Scientific Publications by FDA Staff

Genomics 2006 Apr;87(4):552-9

Quality prediction of cell substrate using gene expression profiling.

Han J, Farnsworth RL, Tiwari JL, Tian J, Lee H, Ikonomi P, Byrnes AP, Goodman JL, Puri RK

Puri RK, US FDA, Lab Mol Tumor Biol, Div Cellular & Gene Therapies, Ctr Biol Evaluat & Res, Bldg 29B,Room 2NN20,29 Lincoln Dr, Bethesda, MD 20892 USA US FDA, Lab Mol Tumor Biol, Div Cellular & Gene Therapies, Ctr Biol Evaluat & Res, Bethesda, MD 20892 USA Amer Type Culture Collect, Manassas, VA 20110 USA US FDA, Div Biostat, Ctr Biol Evaluat & Res, Bethesda, MD 20892 USA US FDA, Lab Immunol & Virol, Div Cellular & Gene Therapies, Ctr Biol Evaluat & Res, Bethesda, MD 20892 USA

Changes in cell culture conditions influence the metabolism of cells, which consequently affects the quality of the products that they produce, such as viral vectors, recombinant proteins, or vaccines.
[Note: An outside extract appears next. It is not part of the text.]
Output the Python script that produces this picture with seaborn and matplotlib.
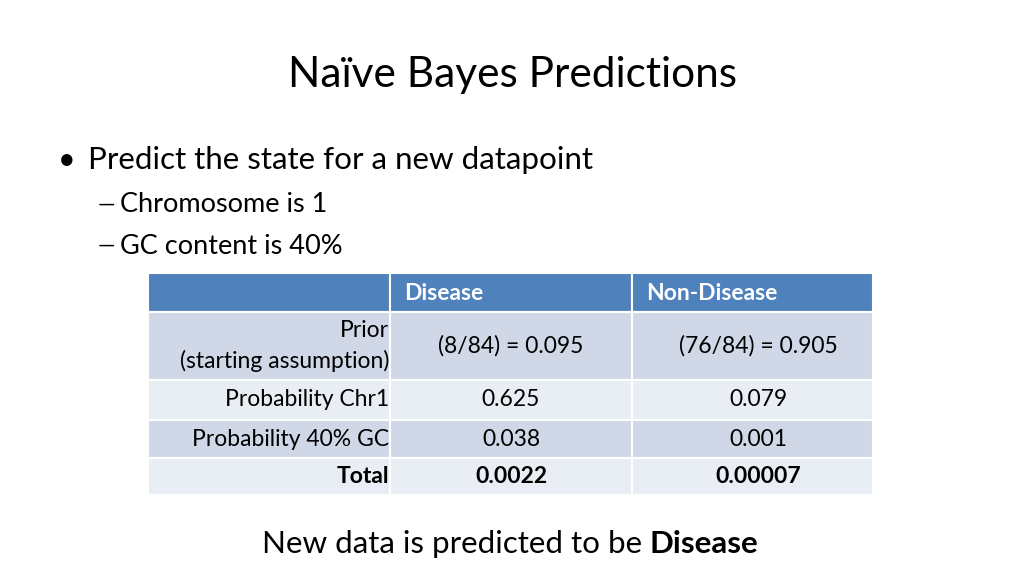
import matplotlib
matplotlib.use("Agg")
import matplotlib.pyplot as plt
import seaborn as sns
from matplotlib.patches import Rectangle

# --- table content ---
col_headers = ["", "Disease", "Non-Disease"]
row_labels = ["Prior\n(starting assumption)", "Probability Chr1", "Probability 40% GC", "Total"]
disease = ["(8/84) = 0.095", "0.625", "0.038", "0.0022"]
non_disease = ["(76/84) = 0.905", "0.079", "0.001", "0.00007"]

sns.set_theme(style="white")
plt.rcParams['font.family'] = ['Lato', 'DejaVu Sans']
plt.rcParams['text.color'] = 'black'

fig = plt.figure(figsize=(10.24, 5.75), dpi=100)
ax = fig.add_axes([0, 0, 1, 1])
ax.set_xlim(0, 1024)
ax.set_ylim(575, 0)
ax.axis("off")

ax.text(512, 75, "Naïve Bayes Predictions", fontsize=30.5, ha="center", va="center")
ax.text(58, 160, "•", fontsize=22, va="center")
ax.text(88, 160, "Predict the state for a new datapoint", fontsize=22.6, va="center")
ax.text(98, 205, "—", fontsize=16, va="center")
ax.text(120, 205, "Chromosome is 1", fontsize=19.5, va="center")
ax.text(98, 246, "—", fontsize=16, va="center")
ax.text(120, 246, "GC content is 40%", fontsize=19.5, va="center")

# table geometry
col_x = [148, 390, 632, 873]
row_y = [273, 312, 380, 420, 458, 495]
fills = ["#4F81BD", "#D0D8E8", "#E9EDF4", "#D0D8E8", "#E9EDF4"]
for r in range(5):
    for c in range(3):
        ax.add_patch(Rectangle((col_x[c], row_y[r]), col_x[c + 1] - col_x[c],
                               row_y[r + 1] - row_y[r], facecolor=fills[r],
                               edgecolor="white", linewidth=1.5))

fs = 16.5
for c in (1, 2):
    ax.text(col_x[c] + 14, (row_y[0] + row_y[1]) / 2 + 1, col_headers[c], fontsize=fs,
            color="white", weight="bold", va="center")
for i, (lab, d, n) in enumerate(zip(row_labels, disease, non_disease)):
    yc = (row_y[i + 1] + row_y[i + 2]) / 2
    w = "bold" if lab == "Total" else "normal"
    ax.text(col_x[1] - 1, yc, lab, fontsize=fs, ha="right", va="center",
            weight=w, linespacing=1.45, multialignment="right")
    ax.text((col_x[1] + col_x[2]) / 2, yc, d, fontsize=fs, ha="center", va="center", weight=w)
    ax.text((col_x[2] + col_x[3]) / 2 + 6, yc, n, fontsize=fs, ha="center", va="center", weight=w)

ax.text(650, 544, "New data is predicted to be ", fontsize=22.6, ha="right", va="center")
ax.text(650, 544, "Disease", fontsize=22.6, ha="left", va="center", weight="bold")

fig.savefig("out.png", dpi=100)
Currently there is no effective technique available to monitor global quality of cells in cell culture. Here we describe a new method using gene expression profiling by microarray to predict the quality of cell substrates. Human embryonic kidney 293 cells are a commonly used cell substrate in the production of biological products. We demonstrate that the yield of adenoviral vectors was lower in over-confluent 293 cells, compared to 40 or 90% confluent cells. Total RNA derived from these cells of different confluence states was reverse transcribed, labeled, and used to hybridize 10K cDNA arrays to determine biomarkers for confluence states. Phenotype scatter-plot analysis and cluster analysis were used for class discovery. Based on this approach, we identified genes that were either up-regulated or down-modulated in response to different cell confluence states. By multivariate predictive models we identified a set of 37 genes that were either down-regulated or up-regulated compared to 90% confluent cells as a predictor of cell confluence and quality of 293 cell cultures. The predictive accuracy of these models was assessed by the leave-one-out cross-validation method. The expression of selected gene predictors was validated by quantitative PCR analysis. Our results demonstrate that gene expression profiling can assess the quality of cell substrates prior to large-scale production of a biological product.